Dame Sara told Sky News’ Sunday Morning with Trevor Phillips: “It’s a shocking example, it still shocks me today, that in our democracy, in this day and age, the fact that a teacher just in the course of his duty was forced into hiding because he was delivering a legitimate educational lesson with no malicious intent.”

She said the teacher was “totally and utterly failed”, adding: “He was not given any support, he was not recognised as a victim by the victims code.

“For example, he was not even recognised as a victim of crime despite the completely life-altering experience he had to go through. I think that’s unacceptable.”

She said such harassment was not limited to Islamic or religious beliefs but was widespread across society with a “chilling” impact on those affected.

Dame Sara said: “In the last couple of months, the focus has been how members of Parliament and those in public life have been at the forefront of experiencing this level of harassment and censorship.

“What my report is going to show for the first time is that this is a much wider problem in our society which is affecting people from all walks of life.

“I’m talking about councillors, journalists, teachers and academics, those working in the arts and cultural sector, who are experiencing severe levels of harassment and abuse, which is then resulting in them self censoring.”

Batley Grammar School protest
Protesters gathered outside Batley Grammar School where a teacher was suspended for reportedly showing a caricature of the Prophet Mohammed to pupils during a religious studies lesson (Danny Lawson/PA)

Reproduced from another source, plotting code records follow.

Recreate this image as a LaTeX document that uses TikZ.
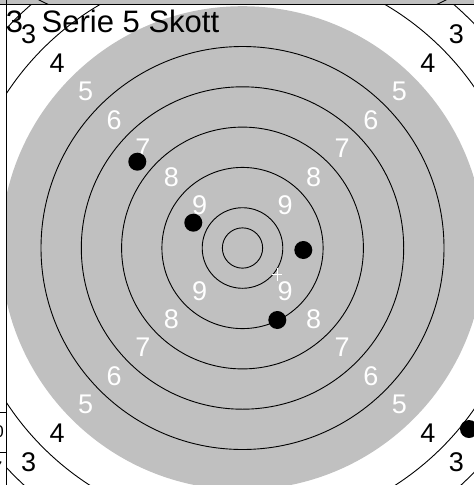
\documentclass[tikz,border=0pt]{standalone}
\usepackage{fontspec}
\setmainfont{Liberation Sans}
\definecolor{tgray}{HTML}{C0C0C0}
\begin{document}
\begin{tikzpicture}[x=1pt,y=-1pt,
  ring/.style={draw=black,line width=0.9pt},
  wlab/.style={text=white,font=\fontsize{27}{27}\selectfont,inner sep=0pt},
  blab/.style={text=black,font=\fontsize{27}{27}\selectfont,inner sep=0pt},
  hole/.style={circle,fill=black,minimum size=18pt,inner sep=0pt},
  frame/.style={draw=black,line width=1pt}]
\useasboundingbox (0,0) rectangle (474,485);
\fill[white] (0,0) rectangle (474,485);
% top band (bottom edge of the panel above)
\fill[tgray] (0,0) rectangle (474,4.3);
\begin{scope}
  \clip (0,0) rectangle (474,4.3);
  \draw[black,line width=0.9pt] (242.5,-401) circle (449.5);
\end{scope}
\draw[frame] (0,4.3) -- (474,4.3);
% target
\coordinate (C) at (242.5,248);
\begin{scope}
  \clip (6.5,4.8) rectangle (474,485);
  \fill[tgray] (C) circle (241.8);
  \foreach \r in {20.15,40.3,80.6,120.9,161.2,201.5,282.1,322.4}
    \draw[ring] (C) circle (\r);
  \foreach \v/\r/\s in {9/60.45/wlab,8/100.75/wlab,7/141/wlab,6/181.4/wlab,5/221.7/wlab,4/262/blab,3/302.3/blab}{
    \pgfmathsetmacro{\d}{\r*0.7071}
    \node[\s] (tl\v) at (242.5-\d,248-\d) {\v};
    \node[\s] (tr\v) at (242.5+\d,248-\d) {\v};
    \node[\s] (bl\v) at (242.5-\d,248+\d) {\v};
    \node[\s] (br\v) at (242.5+\d,248+\d) {\v};
  }
  \node[hole] (h1) at (193.3,222.7) {};
  \node[hole] (h2) at (303.3,250) {};
  \node[hole] (h3) at (277.3,320) {};
  \node[hole] (h4) at (137.3,161.7) {};
  \node[hole] (h5) at (469,429) {};
  \draw[white,line width=0.8pt] (272,274) -- (282,274) (277,267.5) -- (277,281);
  \node[anchor=base west,inner sep=0pt,font=\fontsize{31}{31}\selectfont] (title) at (5.7,32.5) {3\hspace{18.6pt}Serie 5 Skott};
\end{scope}
% left panel edge
\draw[frame] (6.5,0) -- (6.5,485);
\draw[frame] (0,412) -- (6.5,412);
\draw[frame] (0,452) -- (6.5,452);
\begin{scope}
  \clip (0,405) rectangle (6,485);
  \node[anchor=east,inner sep=0pt,font=\fontsize{17}{17}\selectfont] (f0) at (4,432) {0};
  \node[anchor=east,inner sep=0pt,font=\fontsize{17}{17}\selectfont] (f7) at (2.5,468) {7};
\end{scope}
\end{tikzpicture}
\end{document}
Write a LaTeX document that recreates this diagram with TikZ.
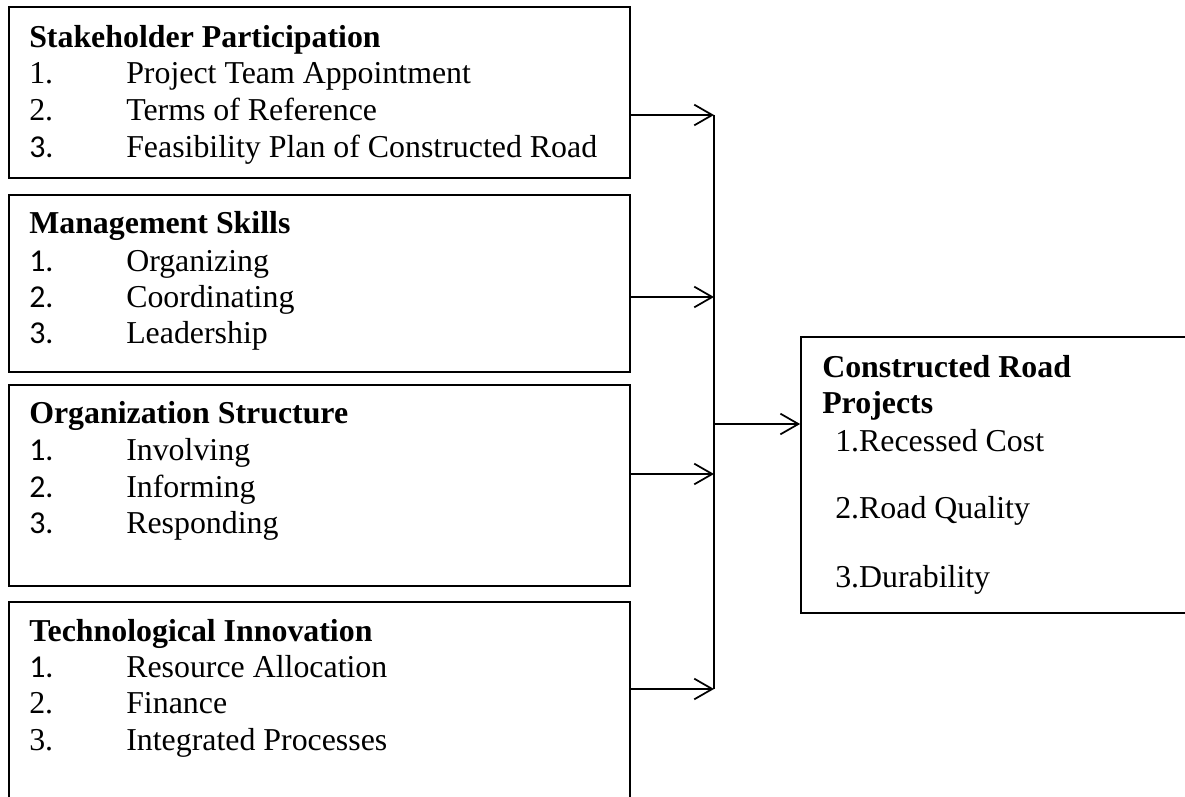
\documentclass[tikz,border=0pt]{standalone}
\usepackage{fontspec}
\setmainfont{Liberation Serif}
\newfontfamily\numfont{Carlito}
\usetikzlibrary{arrows.meta}

\tikzset{
  frame/.style={draw=black, line width=1.3pt, rectangle, inner sep=0pt},
  txt/.style={anchor=base west, inner sep=0pt, font=\fontsize{23.9}{28}\selectfont},
  head/.style={txt, font=\fontsize{23.9}{28}\selectfont\bfseries},
  link/.style={line width=1.3pt, -{Straight Barb[length=13.5pt, width=15.5pt, line width=1.3pt]}},
  bus/.style={line width=1.3pt}
}

\begin{document}
\begin{tikzpicture}[x=0.75pt, y=-0.75pt]
\useasboundingbox (0,0) rectangle (1185,796);

% input boxes
\node[frame, minimum width=465.75pt, minimum height=128.25pt] (sp) at (319.5,92.5) {};
\node[frame, minimum width=465.75pt, minimum height=132.75pt] (ms) at (319.5,283.5) {};
\node[frame, minimum width=465.75pt, minimum height=150.75pt] (os) at (319.5,485.5) {};
\node[frame, minimum width=465.75pt, minimum height=153pt] (ti) at (319.5,704) {};
% output box
\node[frame, minimum width=295.5pt, minimum height=207pt] (cr) at (998,475) {};

% Stakeholder Participation
\node[head] (sp0) at (29,47) {Stakeholder Participation};
\node[txt] (sp1n) at (29,83) {1.};
\node[txt] (sp1) at (126,83) {Project Team Appointment};
\node[txt] (sp2n) at (29,120) {2.};
\node[txt] (sp2) at (126,120) {Terms of Reference};
\node[txt] (sp3n) at (29,157) {\numfont 3.};
\node[txt] (sp3) at (126,157) {Feasibility Plan of Constructed Road};

% Management Skills
\node[head] (ms0) at (29,233) {Management Skills};
\node[txt] (ms1n) at (29,271) {\numfont 1.};
\node[txt] (ms1) at (126,271) {Organizing};
\node[txt] (ms2n) at (29,307) {\numfont 2.};
\node[txt] (ms2) at (126,307) {Coordinating};
\node[txt] (ms3n) at (29,343) {\numfont 3.};
\node[txt] (ms3) at (126,343) {Leadership};

% Organization Structure
\node[head] (os0) at (29,423) {Organization Structure};
\node[txt] (os1n) at (29,460) {\numfont 1.};
\node[txt] (os1) at (126,460) {Involving};
\node[txt] (os2n) at (29,497) {\numfont 2.};
\node[txt] (os2) at (126,497) {Informing};
\node[txt] (os3n) at (29,533) {\numfont 3.};
\node[txt] (os3) at (126,533) {Responding};

% Technological Innovation
\node[head] (ti0) at (29,641) {Technological Innovation};
\node[txt] (ti1n) at (29,677) {\numfont 1.};
\node[txt] (ti1) at (126,677) {Resource Allocation};
\node[txt] (ti2n) at (29,713) {2.};
\node[txt] (ti2) at (126,713) {Finance};
\node[txt] (ti3n) at (29,750) {3.};
\node[txt] (ti3) at (126,750) {Integrated Processes};

% Constructed Road Projects
\node[head] (cr0) at (822,377) {Constructed Road};
\node[head] (cr0b) at (822,413) {Projects};
\node[txt] (cr1) at (835,451) {1.Recessed Cost};
\node[txt] (cr2) at (835,518) {2.Road Quality};
\node[txt] (cr3) at (835,587) {3.Durability};

% junction points on the collecting line
\coordinate (j1) at (714,115);
\coordinate (j2) at (714,297);
\coordinate (j3) at (714,474);
\coordinate (j4) at (714,689);
\coordinate (jm) at (714,424);

\draw[bus] (j1) -- (j4);
\draw[link] (sp.east |- j1) -- (j1);
\draw[link] (ms.east |- j2) -- (j2);
\draw[link] (os.east |- j3) -- (j3);
\draw[link] (ti.east |- j4) -- (j4);
\draw[link] (jm) -- (cr.west |- jm);
\end{tikzpicture}
\end{document}
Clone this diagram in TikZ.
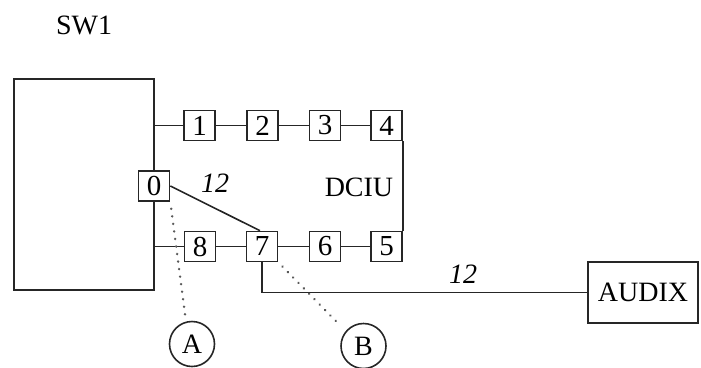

She said polling for her report showed that more than three-quarters of the public have refrained from expressing their personal opinion in public because of fear that they will receive freedom-restricting harassment and nearly half of the public have witnessed such acts causing them to self-censor.

She added that 27% of the public have suffered “life-altering consequences” causing them to take security measures, changing house or leave their jobs.

Dame Sara said: “That is devastating and the public are unsurprisingly very worried about this.”

She added: “If we care about protecting those democratic rights and freedoms that are so central to us as a nation, my call to the Government is we have to do far more to tackle this threat which is undermining academic freedom, press freedom, the arts and cultural sector and civic society, but it poses a serious threat to our democratic way of life.

“The fact that the scale of this is so significant is, in my view, something that the Government has to deal with.

“So, it’s not about banning groups, it’s about ensuring that our laws are robust enough, our police are looking at harassment cases more effectively.

“But also this is about behaviours, it’s about how do we respect our differences, no matter how much we may have different political opinions or views or beliefs.

“We have to be able to live together in a way that respects and recognises those differences in a plural democracy.”

A spokesman for Batley Multi Academy Trust said: “We are extremely proud of the school and of our community, and how both have moved forward together so positively from the very difficult period in 2021.

“Those events required us to support all our students, their families and our staff, including the teacher involved, for whom we provided counselling and wider support.

“We remain clear that we delivered on our responsibilities and that we followed due process.

“This included immediately establishing an independent investigation, accepting its findings and acting on them.

“We are therefore disappointed by today’s report. We do not recognise much of what is in it, its description of the events, nor the characterisation of our school and community.

“We let the Government know ahead of publication that its draft report contained a number of factual inaccuracies but note that these have not been corrected.

“We are also surprised that the authors of a report on social cohesion decided that the right thing to do was name our school and identify some individuals.

“However, our school and community is in a very positive place and we know that this report will not upset that.”